Benzyl methyl morpholinium hydroxide (BMMorph)OH: a new basic ionic liquid for N-alkylation of bioactive N-heterocycles

Abstract

We report benzyl methyl morpholinium hydroxide ([BMMorph]OH) as a novel, stable basic ionic liquid that exhibits dual functionality as both an efficient reaction medium and a strong base for the N-alkylation of bioactive N-heterocycles. [BMMorph]OH was synthesized through a simple two-step process: quaternization of 4-methylmorpholine with benzyl bromide, followed by anion exchange with potassium hydroxide. Comprehensive characterization by TGA, IR, and NMR confirmed good thermal stability (up to ∼150 °C) and broad solubility in common polar solvents. Under optimized neat conditions (100 °C, 0.4 mol% [BMMorph]OH), diverse heterocycles—including purines (adenine, theophylline), pyrimidines (uracil, thymine), and azoles (imidazoles, benzimidazoles)—were efficiently alkylated with carbon electrophiles such as alkyl halides, epoxides, and Michael acceptors, affording good to excellent isolated yields. Comparative studies demonstrated that [BMMorph]OH outperformed conventional hydroxide ionic liquids (e.g., imidazolium and quaternary ammonium hydroxides). Notably, adenine alkylation showed exceptional regioselectivity, favoring the N9 isomer over N7, attributed to hydrogen-bonding interactions with the morpholinium oxygen. The ionic liquid was recyclable for at least five cycles, with only gradual activity loss due to atmospheric CO₂ absorption.
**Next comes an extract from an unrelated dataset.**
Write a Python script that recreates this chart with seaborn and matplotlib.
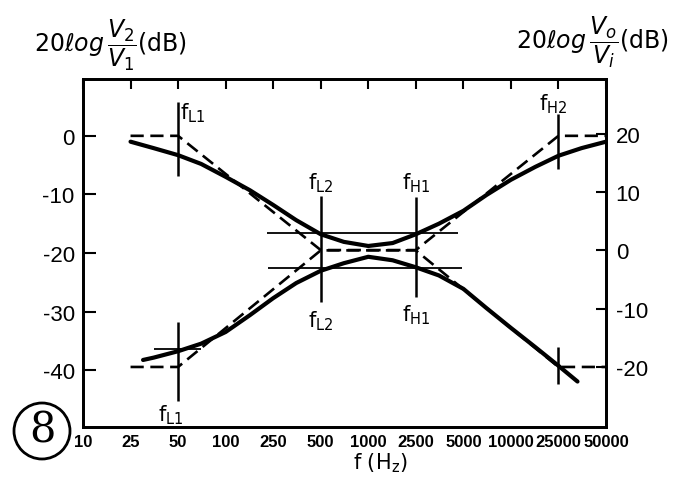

Beyond its catalytic efficiency, [BMMorph]OH offers a sustainable alternative for nucleobase alkylation in carboacyclic nucleoside synthesis, reducing reliance on toxic solvents such as DMF and DMSO. These findings establish [BMMorph]OH as a promising, reusable basic ionic liquid for green C–N bond formation in heterocyclic chemistry.